The High Court has rejected an application from a trustee in bankruptcy for access to a bankrupt’s pensions which are not yet in payment.
This decision is in direct contrast to the 2012 case of Raithatha v Williamson, in which the High Court held that the pension benefits of a bankrupt, who is entitled under the rules of his / her scheme to draw their pension but who has not yet done so, can be the subject of an Income Payments Order (IPO).
Mr Henry was adjudged bankrupt in December 2012, aged 58. His assets at that time included four pension policies – a SIPP and three further personal pension policies.
The trustee in bankruptcy sought an IPO over the 25% tax free lump sum potentially available from the SIPP, 36 monthly payments from the SIPP in flexible drawdown and the annuity value of the personal pensions for the next three years. In order to bring these benefits into payment, Mr Henry would have needed to crystallise his SIPP and personal pension policies.
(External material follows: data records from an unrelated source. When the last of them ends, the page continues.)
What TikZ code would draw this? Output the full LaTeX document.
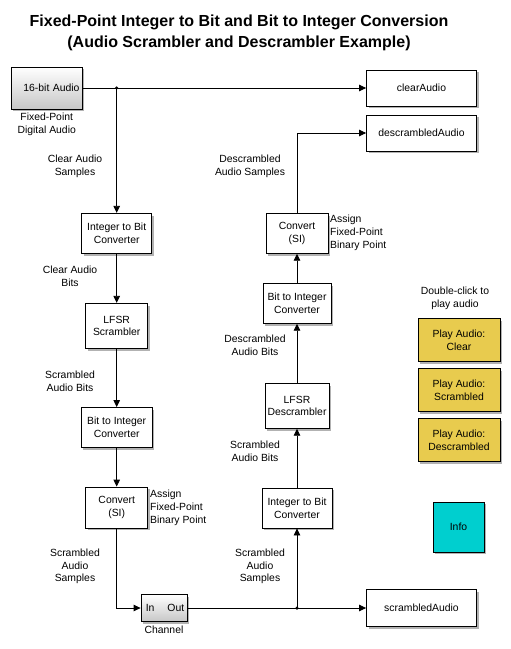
\documentclass[tikz,border=0pt]{standalone}
\usepackage{fontspec}
\setmainfont{Liberation Sans}
\usetikzlibrary{arrows.meta,shadows,calc}
\definecolor{playyellow}{HTML}{E8CB4E}
\definecolor{infocyan}{HTML}{00CFCF}
\tikzset{
  blk/.style={draw, line width=0.8pt, fill=white, inner sep=0pt, align=center,
    font=\fontsize{10.4}{12.7}\selectfont,
    drop shadow={shadow xshift=2.2pt, shadow yshift=-2.2pt, opacity=0.3, fill=black}},
  grad/.style={blk, top color=white, bottom color=black!22},
  lbl/.style={align=center, inner sep=0pt, font=\fontsize{10.4}{12.8}\selectfont},
  wire/.style={line width=0.8pt, -{Triangle[length=7pt,width=6.5pt]}},
  jdot/.style={circle, fill=black, inner sep=0pt, minimum size=3.5pt},
}
\begin{document}
\begin{tikzpicture}[x=1pt,y=-1pt]
\useasboundingbox (0,0) rectangle (511,649);

% title
\node[align=center, inner sep=0pt, font=\fontsize{16}{21}\selectfont\bfseries] (title) at (239,32.5)
  {Fixed-Point Integer to Bit and Bit to Integer Conversion\\(Audio Scrambler and Descrambler Example)};

% blocks
\node[grad, minimum width=71pt, minimum height=42pt, text width=66pt, align=right] (src) at (46.5,88) {16-bit Audio};
\node[blk, minimum width=110pt, minimum height=36pt] (clear) at (421.5,88) {clearAudio};
\node[blk, minimum width=110pt, minimum height=36pt] (desc) at (421.5,133) {descrambledAudio};
\node[blk, minimum width=110pt, minimum height=37pt] (scr) at (421.5,608) {scrambledAudio};

\node[blk, minimum width=70pt, minimum height=40pt] (i2b1) at (116.7,233.3) {Integer to Bit\\Converter};
\node[blk, minimum width=62pt, minimum height=45pt] (lfsr1) at (116.7,325.8) {LFSR\\Scrambler};
\node[blk, minimum width=71pt, minimum height=40pt] (b2i1) at (116.7,427.5) {Bit to Integer\\Converter};
\node[blk, minimum width=62pt, minimum height=41pt] (conv1) at (116.7,507.5) {Convert\\(SI)};
\node[grad, minimum width=46pt, minimum height=27pt] (chan) at (164,608) {};
\node[lbl, anchor=west] (chanin) at ([xshift=5pt]chan.west) {In};
\node[lbl, anchor=east] (chanout) at ([xshift=-3pt]chan.east) {Out};

\node[blk, minimum width=70pt, minimum height=40pt] (i2b2) at (297,508) {Integer to Bit\\Converter};
\node[blk, minimum width=64pt, minimum height=45pt] (lfsr2) at (297,405.8) {LFSR\\Descrambler};
\node[blk, minimum width=68pt, minimum height=40pt] (b2i2) at (297,303.3) {Bit to Integer\\Converter};
\node[blk, minimum width=62pt, minimum height=40pt] (conv2) at (297,233.3) {Convert\\(SI)};

\node[blk, fill=playyellow, minimum width=82pt, minimum height=43pt] (play1) at (459,340) {Play Audio:\\Clear};
\node[blk, fill=playyellow, minimum width=82pt, minimum height=43pt] (play2) at (459,390) {Play Audio:\\Scrambled};
\node[blk, fill=playyellow, minimum width=82pt, minimum height=43pt] (play3) at (459,440) {Play Audio:\\Descrambled};
\node[blk, fill=infocyan, minimum width=51pt, minimum height=50pt] (info) at (458.5,527) {Info};

% labels
\node[lbl] (l1) at (46.7,124.5) {Fixed-Point\\Digital Audio};
\node[lbl] (l2) at (75,166) {Clear Audio\\Samples};
\node[lbl] (l3) at (70,276.5) {Clear Audio\\Bits};
\node[lbl] (l4) at (70,381.5) {Scrambled\\Audio Bits};
\node[lbl, anchor=west, align=left] (l5) at (150,508) {Assign\\Fixed-Point\\Binary Point};
\node[lbl] (l6) at (75,566.5) {Scrambled\\Audio\\Samples};
\node[lbl] (l7) at (164,630) {Channel};
\node[lbl] (l8) at (260,566.5) {Scrambled\\Audio\\Samples};
\node[lbl] (l9) at (255,451) {Scrambled\\Audio Bits};
\node[lbl] (l10) at (255,345.5) {Descrambled\\Audio Bits};
\node[lbl, anchor=west, align=left] (l11) at (330,233) {Assign\\Fixed-Point\\Binary Point};
\node[lbl] (l12) at (250,166.3) {Descrambled\\Audio Samples};
\node[lbl] (l13) at (455,298) {Double-click to\\play audio};

% connectors
\coordinate (j1) at (i2b1.north |- src.east);
\coordinate (j2) at (i2b2.south |- chan.east);
\draw[wire] (src.east) -- (clear.west);
\draw[wire] (j1) -- (i2b1.north);
\node[jdot] (j1dot) at (j1) {};
\draw[wire] (i2b1.south) -- (lfsr1.north);
\draw[wire] (lfsr1.south) -- (b2i1.north);
\draw[wire] (b2i1.south) -- (conv1.north);
\draw[wire] (conv1.south) |- (chan.west);
\draw[wire] (chan.east) -- (scr.west);
\draw[wire] (j2) -- (i2b2.south);
\node[jdot] (j2dot) at (j2) {};
\draw[wire] (i2b2.north) -- (lfsr2.south);
\draw[wire] (lfsr2.north) -- (b2i2.south);
\draw[wire] (b2i2.north) -- (conv2.south);
\draw[wire] (conv2.north) |- (desc.west);
\end{tikzpicture}
\end{document}
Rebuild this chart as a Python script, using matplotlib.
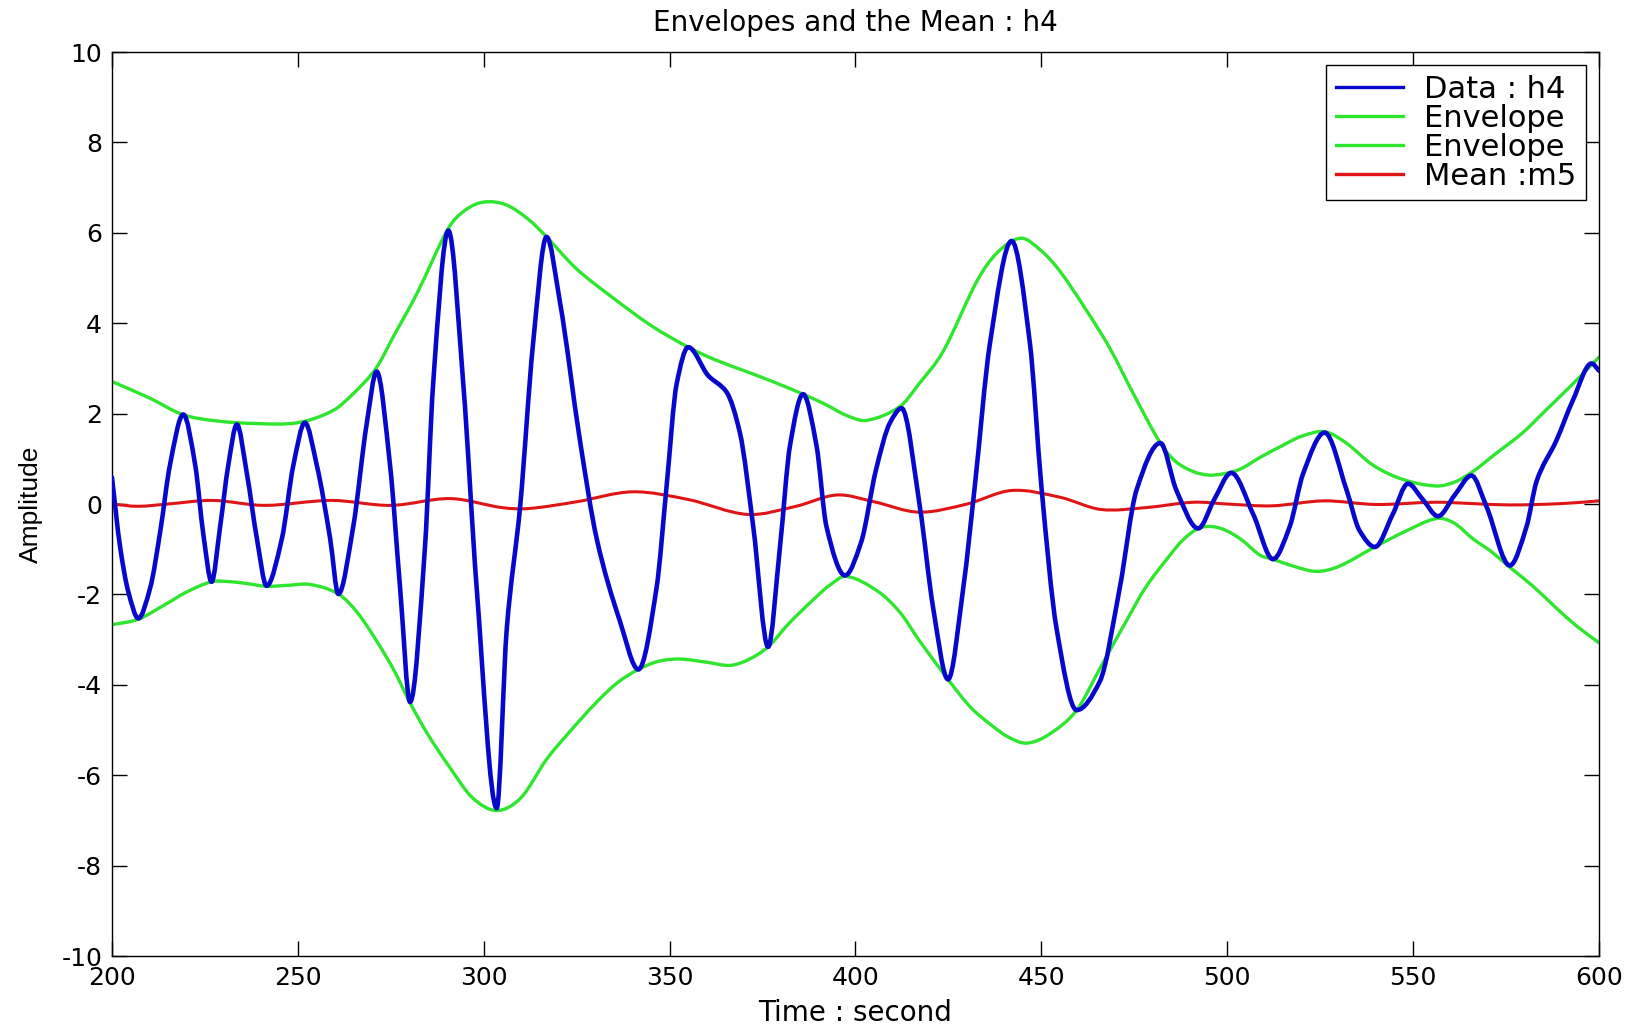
import matplotlib
matplotlib.use("Agg")
import matplotlib.pyplot as plt
from matplotlib.path import Path
from matplotlib.patches import PathPatch
from matplotlib.lines import Line2D

# data
t_data = [200, 202.2, 204.4, 207.1, 210.3, 213, 215.6, 219.2, 222.4, 224.6, 226.8,
          229.1, 231.3, 233.6, 236.3, 239, 241.6, 245.7, 248.8, 251.9, 255.1, 258.7,
          260.9, 264.9, 268.5, 271.2, 274.8, 277.5, 280.2, 284.2, 286.4, 290.5, 294.5,
          298.1, 303.5, 306.2, 309.8, 313.3, 316.9, 320.5, 325.9, 330.4, 336.6, 341.6,
          346.5, 349.2, 351.9, 355, 360.4, 365.3, 368.9, 372.5, 376.5, 379.7, 382.4,
          385.9, 389.5, 392.2, 397.2, 401.5, 405.5, 409.3, 412.4, 417.3, 420.9, 424.9,
          429, 432.1, 436.2, 442, 446.9, 450, 454.1, 459.5, 465.7, 471.1, 475.6, 482,
          486.3, 492.2, 496.5, 501.1, 507, 512.3, 516.8, 520.4, 526.2, 532.1, 535.6,
          539.7, 544.5, 548.6, 552.6, 556.7, 561.2, 565.7, 569.7, 576, 580.5, 583.2,
          588.5, 593, 598, 600]
v_data = [0.59, -0.95, -1.94, -2.53, -1.85, -0.6, 0.86, 1.98, 0.86, -0.68, -1.72,
          -0.5, 0.86, 1.76, 0.67, -0.77, -1.81, -0.77, 0.86, 1.8, 0.86, -0.77,
          -1.99, -0.5, 1.76, 2.93, 0.86, -1.85, -4.38, -0.95, 2.66, 6.05, 2.66,
          -1.85, -6.73, -2.76, -0.05, 3.57, 5.91, 4.47, 1.4, -0.77, -2.58, -3.66,
          -1.85, 0.4, 2.66, 3.47, 2.84, 2.48, 1.58, -0.5, -3.16, -0.94, 1.3,
          2.43, 1.3, -0.5, -1.58, -0.85, 0.75, 1.8, 2.12, -0.05, -2.3, -3.88,
          -1.85, 0.4, 3.57, 5.82, 3.57, 0.4, -2.76, -4.56, -3.93, -1.85, 0.31, 1.35,
          0.31, -0.54, 0.1, 0.69, -0.23, -1.22, -0.5, 0.67, 1.58, 0.31, -0.59,
          -0.95, -0.23, 0.45, 0.1, -0.27, 0.2, 0.63, -0.05, -1.36, -0.5, 0.5,
          1.4, 2.3, 3.11, 2.95]

t_upper = [200, 210, 219, 228, 239, 250, 259.5, 265, 271, 276, 282, 290.5, 295, 300,
           306, 312, 316.9, 325, 334.8, 345, 355, 362, 370.7, 378, 385.9, 392, 397.6,
           403, 412, 417, 423.6, 432.6, 438, 444.5, 450, 455, 462, 468.4, 475,
           482, 486, 490.8, 495, 499, 503.4, 508.8, 515, 520, 526.2, 532, 539.2, 547,
           556, 561, 566.1, 572, 579.5, 586, 593, 600]
v_upper = [2.71, 2.35, 1.98, 1.84, 1.78, 1.8, 2.07, 2.45, 3.0, 3.75, 4.65, 6.1, 6.5,
           6.68, 6.62, 6.3, 5.91, 5.2, 4.56, 3.95, 3.47, 3.2, 2.93, 2.7, 2.43, 2.2,
           1.96, 1.85, 2.16, 2.65, 3.38, 4.92, 5.55, 5.88, 5.6, 5.15, 4.3, 3.45,
           2.4, 1.35, 0.95, 0.72, 0.64, 0.67, 0.77, 1.03, 1.3, 1.5, 1.6, 1.35, 0.86,
           0.55, 0.4, 0.48, 0.72, 1.1, 1.58, 2.1, 2.66, 3.25]

t_lower = [200, 207, 214.8, 220, 226.8, 232, 236.3, 241.6, 247, 253.3, 260.9, 266,
           271.2, 276, 280.2, 285, 290.9, 297, 303.5, 310, 316.9, 323, 330.4, 336,
           341.6, 347, 352.8, 360, 366.2, 371, 376.5, 382, 388.6, 393, 397.5,
           406, 412, 417, 424.9, 431, 437, 441, 446, 452, 459.5, 466, 472.9, 478,
           484.6, 488, 492.2, 496, 499.8, 504, 508.8, 512.3, 518, 524, 530, 539.7,
           548, 556.3, 561, 566.1, 571, 576, 582, 588.5, 594, 600]
v_lower = [-2.67, -2.55, -2.2, -1.95, -1.72, -1.72, -1.76, -1.82, -1.8, -1.78, -1.99,
           -2.4, -3.03, -3.7, -4.4, -5.1, -5.83, -6.5, -6.78, -6.5, -5.65, -5.05,
           -4.38, -3.95, -3.66, -3.48, -3.43, -3.5, -3.57, -3.45, -3.16, -2.65, -2.12,
           -1.8, -1.6, -1.93, -2.4, -3.0, -3.88, -4.5, -4.92, -5.15, -5.29, -5.1,
           -4.56, -3.6, -2.58, -1.85, -1.13, -0.8, -0.54, -0.5, -0.59, -0.8, -1.13,
           -1.22, -1.38, -1.49, -1.38, -0.95, -0.6, -0.32, -0.42, -0.77, -1.05, -1.4,
           -1.8, -2.3, -2.7, -3.07]

t_mean = [200, 207, 215, 227, 241, 259, 275, 291, 305, 312, 325, 340, 355, 371, 384,
          395, 405, 417, 430, 442, 455, 466, 478, 491, 500, 512, 526, 540, 556, 566,
          576, 590, 600]
v_mean = [0.0, -0.05, 0.0, 0.08, -0.03, 0.08, -0.03, 0.12, -0.08, -0.1, 0.05, 0.27,
          0.1, -0.23, -0.05, 0.2, 0.05, -0.18, 0.0, 0.3, 0.15, -0.12, -0.08, 0.04, 0.0,
          -0.04, 0.07, -0.01, 0.04, 0.01, -0.02, 0.01, 0.07]

x_ticks = [200, 250, 300, 350, 400, 450, 500, 550, 600]
y_ticks = [-10, -8, -6, -4, -2, 0, 2, 4, 6, 8, 10]

BLUE = '#0808cc'
GREEN = '#2ee62e'
RED = '#e01414'


def smooth_path(x, y, monotone=True):
    # bezier path through the read points
    n = len(x)
    h = [x[k + 1] - x[k] for k in range(n - 1)]
    dl = [(y[k + 1] - y[k]) / h[k] for k in range(n - 1)]
    d = [0.0] * n
    d[0], d[-1] = dl[0], dl[-1]
    for k in range(1, n - 1):
        if not monotone:
            d[k] = (y[k + 1] - y[k - 1]) / (x[k + 1] - x[k - 1])
        elif dl[k - 1] * dl[k] <= 0:
            d[k] = 0.0
        else:
            w1 = 2 * h[k] + h[k - 1]
            w2 = h[k] + 2 * h[k - 1]
            d[k] = (w1 + w2) / (w1 / dl[k - 1] + w2 / dl[k])
    verts = [(x[0], y[0])]
    codes = [Path.MOVETO]
    for k in range(n - 1):
        verts += [(x[k] + h[k] / 3, y[k] + d[k] * h[k] / 3),
                  (x[k + 1] - h[k] / 3, y[k + 1] - d[k + 1] * h[k] / 3),
                  (x[k + 1], y[k + 1])]
        codes += [Path.CURVE4] * 3
    return Path(verts, codes)


plt.rcParams['font.family'] = ['DejaVu Sans']
plt.rcParams['axes.unicode_minus'] = False

fig = plt.figure(figsize=(16.39, 10.28), dpi=100)
ax = fig.add_axes([0.0683, 0.07, 0.9073, 0.8794])

series = [(t_upper, v_upper, GREEN, 2.4, 2, False),
          (t_lower, v_lower, GREEN, 2.4, 2, False),
          (t_mean, v_mean, RED, 2.2, 2, False),
          (t_data, v_data, BLUE, 3.3, 3, True)]
for xs, ys, col, lw, z, mono in series:
    ax.add_patch(PathPatch(smooth_path(xs, ys, mono), fill=False, edgecolor=col,
                           lw=lw, zorder=z, capstyle='round', joinstyle='round'))

ax.set_xlim(200, 600)
ax.set_ylim(-10, 10)
ax.set_xticks(x_ticks)
ax.set_yticks(y_ticks)
ax.tick_params(direction='in', length=11, width=1, labelsize=18,
               top=True, right=True, pad=7)
for s in ax.spines.values():
    s.set_linewidth(1)

ax.set_title('Envelopes and the Mean : h4', fontsize=20, pad=15)
ax.set_xlabel('Time : second', fontsize=20, labelpad=7)
ax.set_ylabel('Amplitude', fontsize=19, labelpad=13, family='Liberation Sans')

handles = [Line2D([], [], color=BLUE, lw=2.4, label='Data : h4'),
           Line2D([], [], color=GREEN, lw=2.4, label='Envelope'),
           Line2D([], [], color=GREEN, lw=2.4, label='Envelope'),
           Line2D([], [], color=RED, lw=2.4, label='Mean :m5')]
leg = ax.legend(handles=handles, loc='upper right', fontsize=22, fancybox=False,
                framealpha=1, edgecolor='black', borderaxespad=0.42,
                handlelength=2.2, handletextpad=0.7, labelspacing=0.0,
                borderpad=0.32)
leg.get_frame().set_linewidth(1)

fig.savefig('out.png', dpi=100)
In evidence, Mr Henry had stated that he did not need to access his pensions in order to meet his ordinary domestic needs (he said that he relied on friends and family to help meet these). Instead, he wanted to preserve his underlying pension funds intact for as long as possible, with the aim of passing on his SIPP to his children in due course. He therefore had no intention of drawing down his pensions.
The judge rejected the application of the trustee in bankruptcy, having considered two issues:
The judge in the earlier Raithatha case had concluded that a bankrupt has “an entitlement to a payment under a pension scheme not merely where the scheme is in payment of benefit but also where, under the rules of the scheme, he would be entitled to payment merely by asking for payment”.
However, whilst the Judge in Horton found that the earlier judgment could not be distinguished on its facts from the present case, he felt unable to follow that decision.
In determining whether the court had power to make the IPO, the judge considered “whether a bankrupt “becomes entitled” to a pension under an uncrystallised pension even though […] he would not be receiving any payments from the pension trustees and would have no enforceable claim for payment against them”. Going by the ordinary meaning of the word, he found that the word “entitled” in s.310 was a reference to a pension in payment, under which definite amounts have become contractually payable.
The Judge went on to note that there was no obvious wording in s.310 which would give the court power to decide how a bankrupt is to exercise the different elections open to him under an uncrystallised SIPP or personal pension. Nor was there any obvious route for a trustee in bankruptcy to be said to have the power. He was also of the view that giving a trustee in bankruptcy the ability to determine how the contractual rights under a SIPP or personal pension should be exercised would conflict with the intention behind the Welfare Reform & Pensions Act 1999, which excludes a bankrupt’s rights under a pension scheme from his / her estate in bankruptcy.
It is very unusual to have two different, conflicting, decisions from courts at the same level. It is a well-established principle that a judge at first instance should, in general, follow another decision at first instance, unless convinced that the decision was wrong.
Although the Raithatha decision opened the door to trustees in bankruptcy seeking IPOs over pensions and lump sums from those aged 55 or over who have a statutory right to bring their pension benefits into payment, the 2014 decision in Re X (Application for Income Payments Order) illustrated some of the difficulties that this scenario gave rise to. In that case, the District Judge expressed the difficulty of attempting to determine how a pension should be brought into payment when there are various options and, in so doing, the court would be effectively removing the bankrupt’s right to decide both how and when to take his or her benefits.
The decision is Raithatha has attracted much comment and a certain amount of criticism. Although the case was initially appealed, the parties settled, leaving the law in this area unclear.
We understand that permission to appeal has been given to the trustee in Horton, paving the way for the Court of Appeal to consider this case in spring 2015.